Regular maintenance helps too. Vacuum around mats and under movable equipment so grit does not grind into the carpet. If a mat has shifted, reset it before it starts rubbing one spot repeatedly. Small checks prevent the kind of wear that becomes obvious only when you move everything later.
When a platform is the better answer
If your training includes heavier barbell work, a lifting platform is often the cleanest long-term solution. It protects the carpet, gives you a stable base and creates a defined training station within the room. For many home gym users, that is the point where the setup starts to feel less temporary and more purpose-built.

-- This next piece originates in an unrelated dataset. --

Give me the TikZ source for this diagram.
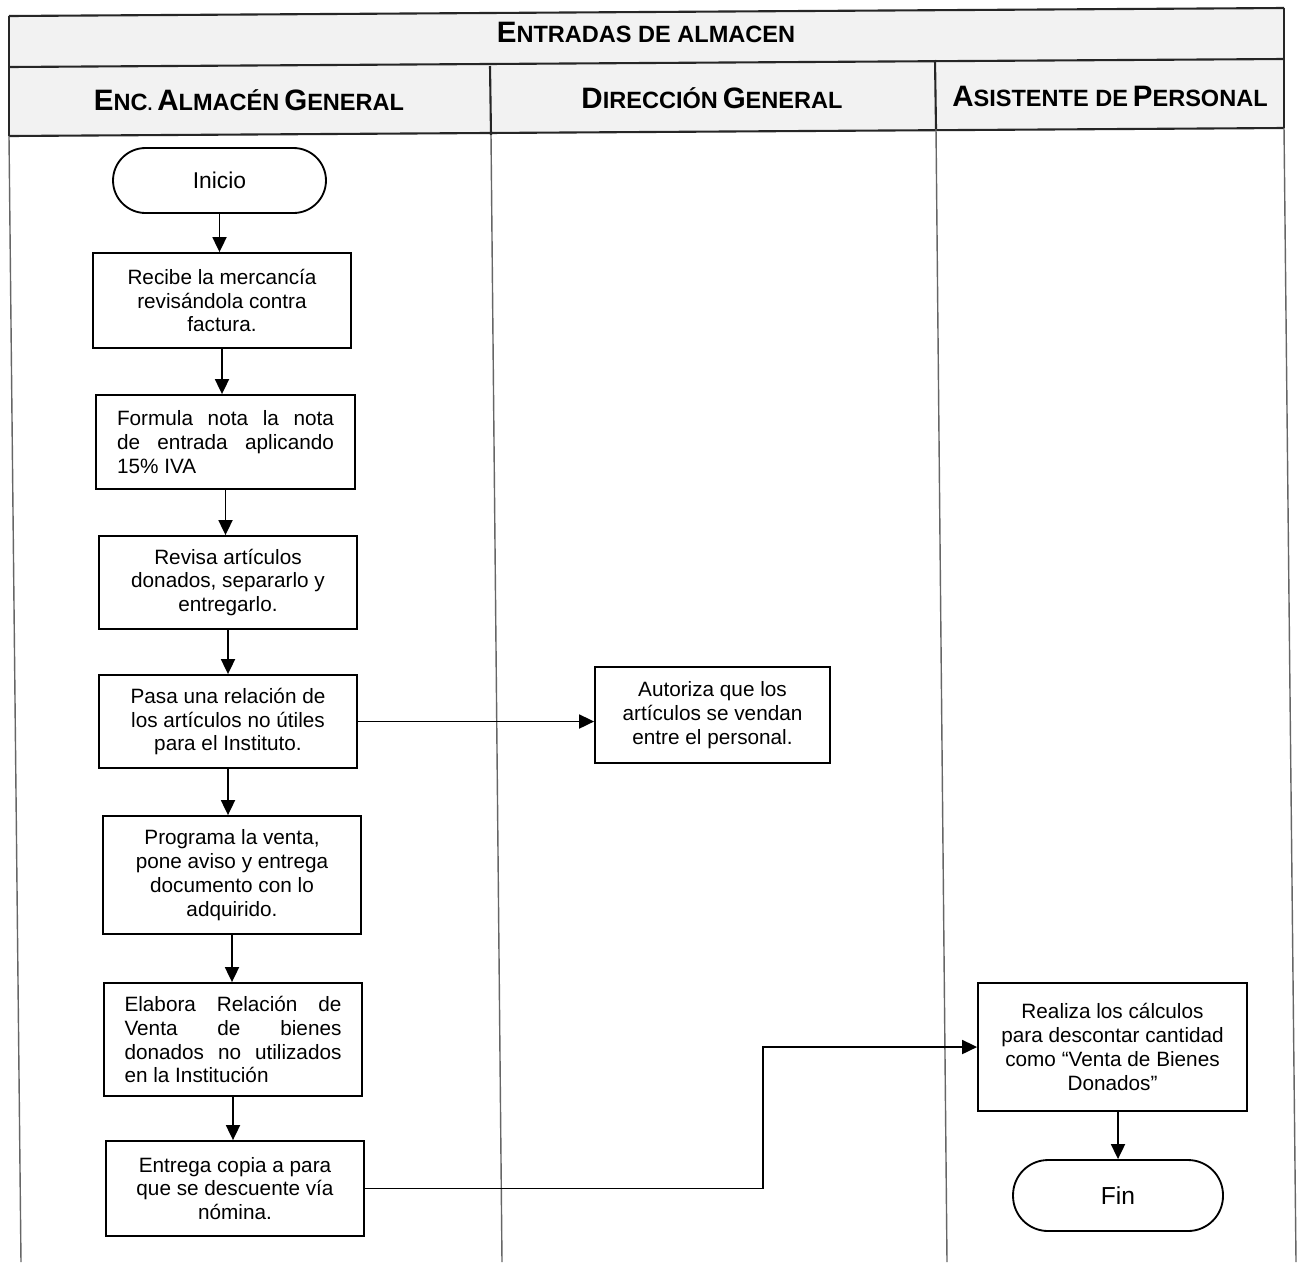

A platform does take up space, and it is not ideal for every room. In a compact flat or shared office-gym, full coverage rubber flooring may be more practical. But if you are serious about lifting and want the room to stay presentable, a platform can be easier to live with than constantly replacing thinner mats or trying to disguise carpet indentations.
For buyers balancing performance and appearance, the best setups usually avoid extremes. You do not need an industrial gym floor for a tidy, effective home training area. You do need enough protection for the loads you actually use, plus equipment that stores well and sits securely.
At Qvec UK Ltd, that balance is exactly what a modern home gym should deliver - performance that supports your goals without compromising the space around it.
The setup that usually works best
For most UK home gym customers, the sweet spot is straightforward: dense protective flooring over the main training zone, stable storage to keep weights off the carpet, and enough room to move equipment without dragging it across the pile. That approach protects the room, keeps the gym looking sharper and gives you a better surface to train on.
If you are still deciding what to buy first, start with floor protection before adding more weight. It is easier to prevent carpet damage than fix it later, and a well-planned base makes every other piece of equipment work harder for your space.
A home gym should feel built to last, not improvised. Get the foundation right and the rest of the room follows.